- Problem to solve:
Check each line of the entries below for the string "that"; copy every line where it appears.

- Entries shown:
START

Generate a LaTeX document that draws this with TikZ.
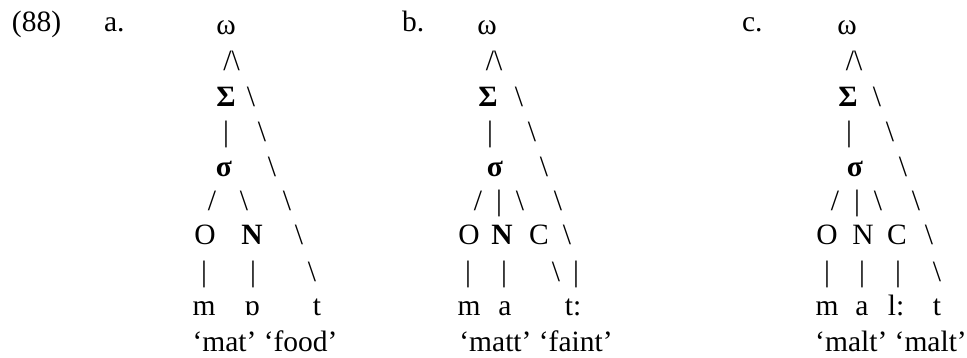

END
START

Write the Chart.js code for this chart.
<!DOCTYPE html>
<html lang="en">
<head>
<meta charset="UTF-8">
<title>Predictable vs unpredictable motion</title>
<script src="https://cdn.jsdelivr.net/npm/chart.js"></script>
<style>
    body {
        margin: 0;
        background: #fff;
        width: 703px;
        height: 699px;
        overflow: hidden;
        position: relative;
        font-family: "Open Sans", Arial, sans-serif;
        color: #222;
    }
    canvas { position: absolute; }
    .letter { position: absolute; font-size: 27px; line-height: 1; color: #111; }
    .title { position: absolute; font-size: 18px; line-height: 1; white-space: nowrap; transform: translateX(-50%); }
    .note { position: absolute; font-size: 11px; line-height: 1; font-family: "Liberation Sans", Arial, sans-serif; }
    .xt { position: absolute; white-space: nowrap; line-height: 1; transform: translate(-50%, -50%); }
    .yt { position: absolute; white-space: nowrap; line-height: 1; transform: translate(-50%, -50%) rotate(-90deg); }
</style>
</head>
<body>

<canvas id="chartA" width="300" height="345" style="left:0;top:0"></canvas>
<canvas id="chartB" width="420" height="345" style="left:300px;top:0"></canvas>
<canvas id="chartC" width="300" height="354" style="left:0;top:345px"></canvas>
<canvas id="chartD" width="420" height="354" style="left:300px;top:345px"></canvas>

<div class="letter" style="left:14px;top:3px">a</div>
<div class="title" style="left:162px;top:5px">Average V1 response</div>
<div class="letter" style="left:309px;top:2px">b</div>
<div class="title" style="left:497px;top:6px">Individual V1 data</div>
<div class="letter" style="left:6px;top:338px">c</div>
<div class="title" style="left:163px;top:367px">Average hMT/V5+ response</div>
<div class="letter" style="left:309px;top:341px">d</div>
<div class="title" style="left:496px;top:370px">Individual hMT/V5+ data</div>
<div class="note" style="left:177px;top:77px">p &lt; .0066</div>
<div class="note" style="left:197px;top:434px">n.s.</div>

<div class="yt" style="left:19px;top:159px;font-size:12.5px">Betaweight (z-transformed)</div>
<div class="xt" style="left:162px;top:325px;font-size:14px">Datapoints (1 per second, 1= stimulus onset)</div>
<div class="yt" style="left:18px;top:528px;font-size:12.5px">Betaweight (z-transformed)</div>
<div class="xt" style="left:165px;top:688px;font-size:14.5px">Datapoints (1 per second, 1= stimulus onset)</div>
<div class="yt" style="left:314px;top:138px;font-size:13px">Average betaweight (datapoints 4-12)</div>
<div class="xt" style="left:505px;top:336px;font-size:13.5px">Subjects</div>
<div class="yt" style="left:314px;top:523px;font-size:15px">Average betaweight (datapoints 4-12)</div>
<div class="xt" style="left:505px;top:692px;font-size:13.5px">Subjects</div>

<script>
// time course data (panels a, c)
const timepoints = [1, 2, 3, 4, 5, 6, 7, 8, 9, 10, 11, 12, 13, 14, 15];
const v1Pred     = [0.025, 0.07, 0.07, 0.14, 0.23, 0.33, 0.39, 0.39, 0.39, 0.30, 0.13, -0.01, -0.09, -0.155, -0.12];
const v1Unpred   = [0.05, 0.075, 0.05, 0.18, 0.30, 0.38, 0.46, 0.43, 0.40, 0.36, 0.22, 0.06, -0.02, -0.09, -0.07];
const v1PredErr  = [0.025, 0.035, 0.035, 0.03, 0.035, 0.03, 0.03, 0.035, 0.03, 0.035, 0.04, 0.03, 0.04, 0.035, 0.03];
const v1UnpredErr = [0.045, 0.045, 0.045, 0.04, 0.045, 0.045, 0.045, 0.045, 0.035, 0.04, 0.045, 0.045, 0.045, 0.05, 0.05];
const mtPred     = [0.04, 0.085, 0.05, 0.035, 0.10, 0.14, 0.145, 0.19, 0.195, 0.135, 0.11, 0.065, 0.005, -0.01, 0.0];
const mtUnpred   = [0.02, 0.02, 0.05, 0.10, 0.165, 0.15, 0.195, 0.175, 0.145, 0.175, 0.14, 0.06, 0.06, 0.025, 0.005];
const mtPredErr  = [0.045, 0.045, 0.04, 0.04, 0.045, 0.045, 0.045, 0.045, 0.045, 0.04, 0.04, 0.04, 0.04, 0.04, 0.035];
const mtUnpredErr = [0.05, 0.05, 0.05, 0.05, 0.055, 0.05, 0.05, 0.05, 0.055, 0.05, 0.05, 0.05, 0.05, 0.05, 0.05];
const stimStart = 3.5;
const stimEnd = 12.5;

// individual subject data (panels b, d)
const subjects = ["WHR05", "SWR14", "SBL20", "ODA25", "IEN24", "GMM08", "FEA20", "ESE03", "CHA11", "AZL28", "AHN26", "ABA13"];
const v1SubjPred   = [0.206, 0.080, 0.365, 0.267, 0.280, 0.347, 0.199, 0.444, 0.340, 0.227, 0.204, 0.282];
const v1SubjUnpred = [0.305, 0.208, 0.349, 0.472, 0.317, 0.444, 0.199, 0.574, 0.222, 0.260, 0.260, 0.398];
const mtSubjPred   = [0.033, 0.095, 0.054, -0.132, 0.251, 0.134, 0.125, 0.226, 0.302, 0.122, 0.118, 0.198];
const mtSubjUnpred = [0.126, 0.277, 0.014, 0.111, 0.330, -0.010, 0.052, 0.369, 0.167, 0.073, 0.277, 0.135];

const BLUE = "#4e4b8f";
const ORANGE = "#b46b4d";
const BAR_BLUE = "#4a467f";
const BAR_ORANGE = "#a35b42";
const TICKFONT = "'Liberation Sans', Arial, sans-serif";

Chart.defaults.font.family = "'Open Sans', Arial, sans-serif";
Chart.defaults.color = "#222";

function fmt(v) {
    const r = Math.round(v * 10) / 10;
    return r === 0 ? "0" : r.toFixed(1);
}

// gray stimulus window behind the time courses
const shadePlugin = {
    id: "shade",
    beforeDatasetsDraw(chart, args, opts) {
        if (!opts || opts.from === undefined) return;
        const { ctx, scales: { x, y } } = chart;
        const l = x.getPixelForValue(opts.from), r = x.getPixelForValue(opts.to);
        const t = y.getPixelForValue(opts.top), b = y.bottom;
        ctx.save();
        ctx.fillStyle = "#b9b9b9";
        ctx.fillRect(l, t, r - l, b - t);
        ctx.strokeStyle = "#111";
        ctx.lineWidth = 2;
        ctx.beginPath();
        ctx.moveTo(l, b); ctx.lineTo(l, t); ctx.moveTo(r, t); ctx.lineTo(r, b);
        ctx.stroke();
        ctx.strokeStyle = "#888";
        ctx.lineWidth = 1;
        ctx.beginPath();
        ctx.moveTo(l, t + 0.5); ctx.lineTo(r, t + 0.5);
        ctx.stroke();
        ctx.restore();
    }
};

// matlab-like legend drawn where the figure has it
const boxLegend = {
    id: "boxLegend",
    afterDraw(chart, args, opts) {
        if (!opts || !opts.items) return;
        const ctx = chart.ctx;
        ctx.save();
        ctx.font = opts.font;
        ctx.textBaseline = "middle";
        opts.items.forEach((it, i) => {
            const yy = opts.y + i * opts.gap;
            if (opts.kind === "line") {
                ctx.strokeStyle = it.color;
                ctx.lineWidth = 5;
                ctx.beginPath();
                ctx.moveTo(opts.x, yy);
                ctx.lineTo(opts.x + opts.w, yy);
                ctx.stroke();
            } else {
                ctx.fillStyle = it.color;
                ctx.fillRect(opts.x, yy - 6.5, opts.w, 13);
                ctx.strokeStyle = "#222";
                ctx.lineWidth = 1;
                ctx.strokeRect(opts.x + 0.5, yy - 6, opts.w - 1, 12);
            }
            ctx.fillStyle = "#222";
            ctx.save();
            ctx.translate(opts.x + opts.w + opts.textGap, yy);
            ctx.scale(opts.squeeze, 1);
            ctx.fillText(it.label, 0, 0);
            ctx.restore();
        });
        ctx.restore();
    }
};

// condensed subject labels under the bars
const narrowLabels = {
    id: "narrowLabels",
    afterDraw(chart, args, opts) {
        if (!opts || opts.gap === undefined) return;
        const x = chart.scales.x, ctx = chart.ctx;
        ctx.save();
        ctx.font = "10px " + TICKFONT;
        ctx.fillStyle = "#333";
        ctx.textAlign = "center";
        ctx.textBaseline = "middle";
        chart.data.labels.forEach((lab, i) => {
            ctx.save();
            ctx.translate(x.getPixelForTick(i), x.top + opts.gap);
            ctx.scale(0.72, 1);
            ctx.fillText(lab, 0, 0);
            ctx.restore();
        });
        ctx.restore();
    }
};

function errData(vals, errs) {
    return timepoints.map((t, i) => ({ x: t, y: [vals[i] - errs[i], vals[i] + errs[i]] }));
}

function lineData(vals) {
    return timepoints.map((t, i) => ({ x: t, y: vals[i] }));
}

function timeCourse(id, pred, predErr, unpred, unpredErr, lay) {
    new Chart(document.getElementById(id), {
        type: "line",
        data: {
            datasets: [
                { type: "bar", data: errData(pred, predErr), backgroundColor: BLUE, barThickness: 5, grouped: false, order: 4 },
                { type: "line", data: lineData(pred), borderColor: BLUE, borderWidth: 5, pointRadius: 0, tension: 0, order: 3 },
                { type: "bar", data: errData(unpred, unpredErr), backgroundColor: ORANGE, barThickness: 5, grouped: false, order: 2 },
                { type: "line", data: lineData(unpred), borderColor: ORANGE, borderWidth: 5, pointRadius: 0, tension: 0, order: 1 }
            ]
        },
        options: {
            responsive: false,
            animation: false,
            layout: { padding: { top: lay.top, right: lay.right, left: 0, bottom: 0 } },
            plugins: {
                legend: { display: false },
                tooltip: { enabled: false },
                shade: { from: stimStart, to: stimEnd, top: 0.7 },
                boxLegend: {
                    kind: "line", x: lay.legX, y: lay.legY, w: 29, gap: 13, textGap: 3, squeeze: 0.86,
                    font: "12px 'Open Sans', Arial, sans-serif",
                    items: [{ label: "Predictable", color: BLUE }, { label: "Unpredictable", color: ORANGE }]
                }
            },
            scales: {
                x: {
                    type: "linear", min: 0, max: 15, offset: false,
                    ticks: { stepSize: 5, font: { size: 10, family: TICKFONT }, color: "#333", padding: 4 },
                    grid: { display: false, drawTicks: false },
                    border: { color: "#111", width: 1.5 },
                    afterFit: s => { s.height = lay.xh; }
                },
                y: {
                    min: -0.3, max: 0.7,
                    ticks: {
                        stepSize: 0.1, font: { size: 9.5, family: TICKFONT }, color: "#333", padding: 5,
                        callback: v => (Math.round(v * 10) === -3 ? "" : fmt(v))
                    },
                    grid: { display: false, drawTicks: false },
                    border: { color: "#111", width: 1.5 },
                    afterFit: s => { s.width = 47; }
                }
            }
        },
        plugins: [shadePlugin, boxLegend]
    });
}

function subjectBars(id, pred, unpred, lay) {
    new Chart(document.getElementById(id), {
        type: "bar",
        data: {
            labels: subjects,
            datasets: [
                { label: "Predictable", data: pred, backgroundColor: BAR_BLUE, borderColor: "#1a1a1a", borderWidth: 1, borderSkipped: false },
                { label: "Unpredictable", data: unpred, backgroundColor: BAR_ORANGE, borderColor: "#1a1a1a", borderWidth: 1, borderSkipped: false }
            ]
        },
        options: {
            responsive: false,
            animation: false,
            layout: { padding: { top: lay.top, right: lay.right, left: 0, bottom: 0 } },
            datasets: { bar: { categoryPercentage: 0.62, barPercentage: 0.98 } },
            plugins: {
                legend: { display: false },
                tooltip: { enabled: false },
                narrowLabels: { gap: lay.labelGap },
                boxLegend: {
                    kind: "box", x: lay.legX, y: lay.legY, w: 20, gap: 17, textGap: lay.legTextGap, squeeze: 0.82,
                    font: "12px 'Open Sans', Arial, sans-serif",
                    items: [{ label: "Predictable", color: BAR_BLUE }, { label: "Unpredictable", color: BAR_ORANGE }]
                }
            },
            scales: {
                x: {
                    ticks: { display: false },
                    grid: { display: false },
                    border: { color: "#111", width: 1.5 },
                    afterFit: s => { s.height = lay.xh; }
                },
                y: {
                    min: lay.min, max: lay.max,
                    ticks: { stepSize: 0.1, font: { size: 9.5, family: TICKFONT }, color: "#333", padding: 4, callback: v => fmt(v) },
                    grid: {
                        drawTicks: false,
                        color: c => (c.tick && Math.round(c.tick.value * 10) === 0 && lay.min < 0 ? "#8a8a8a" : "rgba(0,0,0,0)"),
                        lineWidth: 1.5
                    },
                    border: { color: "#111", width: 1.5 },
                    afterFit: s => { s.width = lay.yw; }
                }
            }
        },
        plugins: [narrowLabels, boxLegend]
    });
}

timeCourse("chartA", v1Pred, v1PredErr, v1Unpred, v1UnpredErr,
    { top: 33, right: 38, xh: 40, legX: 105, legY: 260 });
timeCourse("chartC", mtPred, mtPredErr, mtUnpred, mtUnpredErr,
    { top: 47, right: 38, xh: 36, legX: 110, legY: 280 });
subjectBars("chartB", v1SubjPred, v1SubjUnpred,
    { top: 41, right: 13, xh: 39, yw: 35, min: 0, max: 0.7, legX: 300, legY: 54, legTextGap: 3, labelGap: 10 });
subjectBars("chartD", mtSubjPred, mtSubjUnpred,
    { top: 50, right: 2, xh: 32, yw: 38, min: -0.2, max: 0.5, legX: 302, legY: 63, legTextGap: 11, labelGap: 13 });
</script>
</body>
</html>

END
START

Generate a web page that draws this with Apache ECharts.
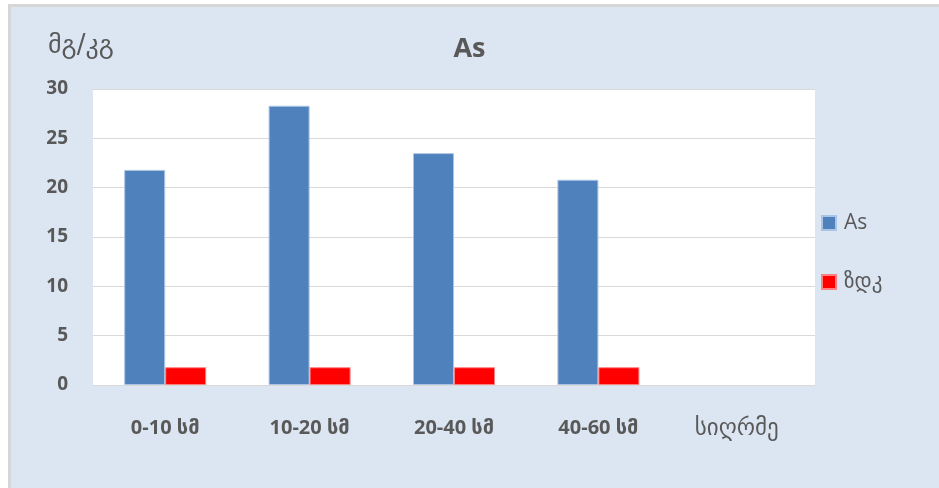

END

- Solution to this exercise:
Generate a LaTeX document that draws this with TikZ.
Generate a web page that draws this with Apache ECharts.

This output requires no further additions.